There are different strategies to react on a detected weld defect. A very expensive one is to check the generated weld seam after welding and to put the part back into the clamping device for a further weld, if the joint does not fulfill the requirements. If a joint is vulnerable to defects, this procedure results in high costs. Therefore, there are different approaches to inspect the weld seam during the welding process in an in-process or post-process monitoring. The inspection systems reach from single sensors to camera-based systems. Coaxial systems are often preferred because of their high flexibility and small interfering contour. Most of these systems can decide if there is a defect or not, but can’t obtain the shape and type of the defect.
In the framework of the WELDone project (funded by German Federal Ministry of Education and Research), the Institut fuer Strahlwerkzeuge developed a camera system that uses two images on one camera chip, resulting from process emissions with different polarization orientations. With the aid of a fast FPGA (field programmable gate array) the orientation of the hot workpiece surface is obtained on-line. With this information attributes of several different weld defects can be recognized. In principle, it is even possible to reconstruct the topology of the surface and not only detect a defect, but also characterize it.

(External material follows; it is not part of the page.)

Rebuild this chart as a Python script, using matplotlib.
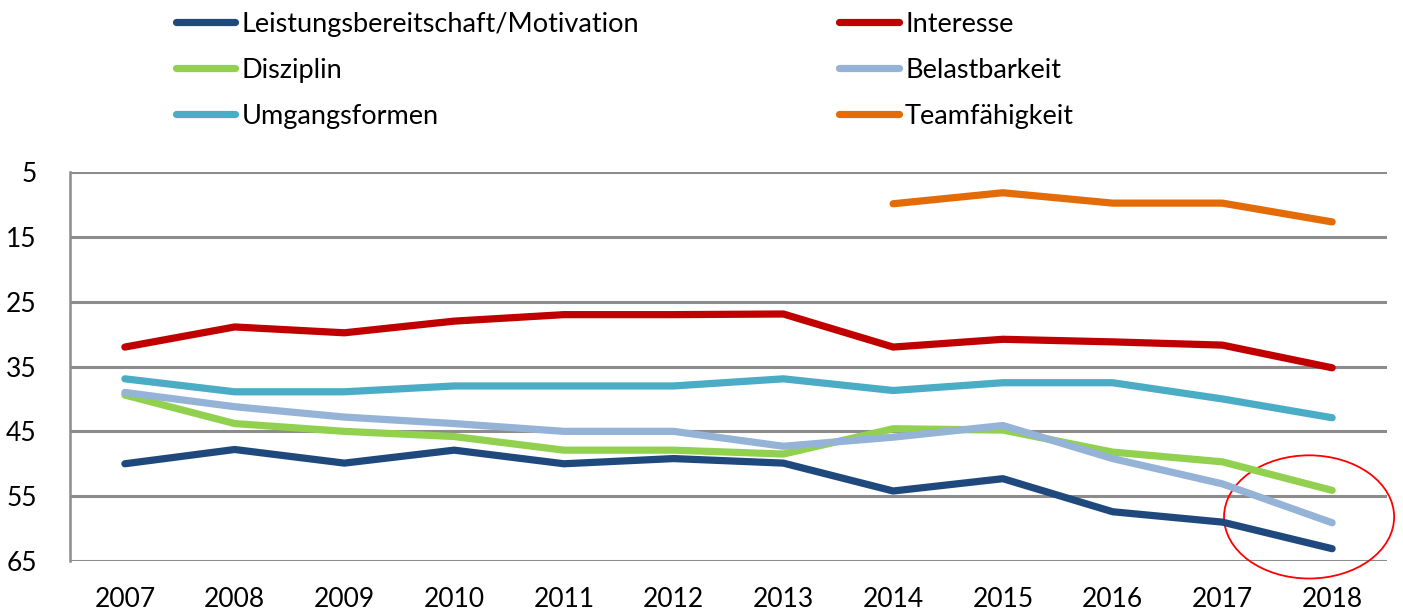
import matplotlib.pyplot as plt
from matplotlib.patches import Ellipse
import numpy as np

plt.rcParams['font.family'] = ['Lato', 'DejaVu Sans']

years = ['2007', '2008', '2009', '2010', '2011', '2012',
         '2013', '2014', '2015', '2016', '2017', '2018']

leistung = [50.0, 47.8, 49.9, 47.9, 50.0, 49.2, 49.9, 54.2, 52.3, 57.4, 59.0, 63.1]
interesse = [32.0, 28.9, 29.8, 28.0, 27.0, 27.0, 26.9, 32.0, 30.8, 31.2, 31.7, 35.2]
disziplin = [39.4, 43.8, 45.0, 45.8, 47.9, 47.9, 48.5, 44.6, 44.8, 48.2, 49.7, 54.1]
belastbarkeit = [39.0, 41.2, 42.8, 43.8, 45.0, 45.0, 47.3, 45.9, 44.1, 49.2, 53.1, 59.1]
umgang = [36.9, 38.9, 38.9, 38.0, 38.0, 38.0, 36.9, 38.7, 37.5, 37.5, 40.0, 42.9]
team = [np.nan] * 7 + [9.9, 8.2, 9.8, 9.8, 12.7]

series = [
    ('Leistungsbereitschaft/Motivation', leistung, '#1F497D'),
    ('Disziplin', disziplin, '#92D050'),
    ('Umgangsformen', umgang, '#4BACC6'),
    ('Interesse', interesse, '#C00000'),
    ('Belastbarkeit', belastbarkeit, '#95B3D7'),
    ('Teamfähigkeit', team, '#E36C09'),
]

fig = plt.figure(figsize=(14.03, 6.11), dpi=100)
ax = fig.add_axes([0.0499, 0.0818, 0.9387, 0.6367])

x = np.arange(len(years))
for name, vals, col in series:
    ax.plot(x, vals, color=col, lw=5.2, label=name,
            solid_capstyle='round', solid_joinstyle='round')

ax.set_ylim(65, 5)
ax.set_yticks(range(5, 66, 10))
ax.set_xlim(-0.5, len(years) - 0.5)
ax.set_xticks(x)
ax.set_xticklabels(years)
ax.yaxis.grid(True, color='#8c8c8c', lw=2.2)
ax.set_axisbelow(True)
for s in ['top', 'right', 'bottom']:
    ax.spines[s].set_visible(False)
ax.spines['left'].set_color('#8c8c8c')
ax.spines['left'].set_linewidth(1.8)
ax.tick_params(axis='both', length=0, labelsize=19)
ax.tick_params(axis='y', pad=24)
ax.tick_params(axis='x', pad=19)

# red circle highlighting the latest drop
ell = Ellipse((10.79, 58.2), 1.55, 19.0, fill=False, edgecolor='#FF0000',
              lw=1.3, clip_on=False)
ax.add_patch(ell)

fig.legend(loc='upper left', bbox_to_anchor=(0.108, 1.021), ncol=2,
           frameon=False, fontsize=19.5, handlelength=2.2, handletextpad=0.22,
           columnspacing=7.4, labelspacing=0.78)

fig.savefig('out.png', dpi=100)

Since different defects require different treatments of the weld, the weld repair system requires a method to determine if there are defects and which type and size they have. The structures observed by the newly developed monitoring system and the measures taken after decision will be discussed exemplarily for two different defects in overlap welding. For the case of a hole, generated by melt ejection, the preferred method to close the hole and keep the sheets connected is to weld again with adjusted power. An undercut needs a different treatment. Here a defocusing yields best results.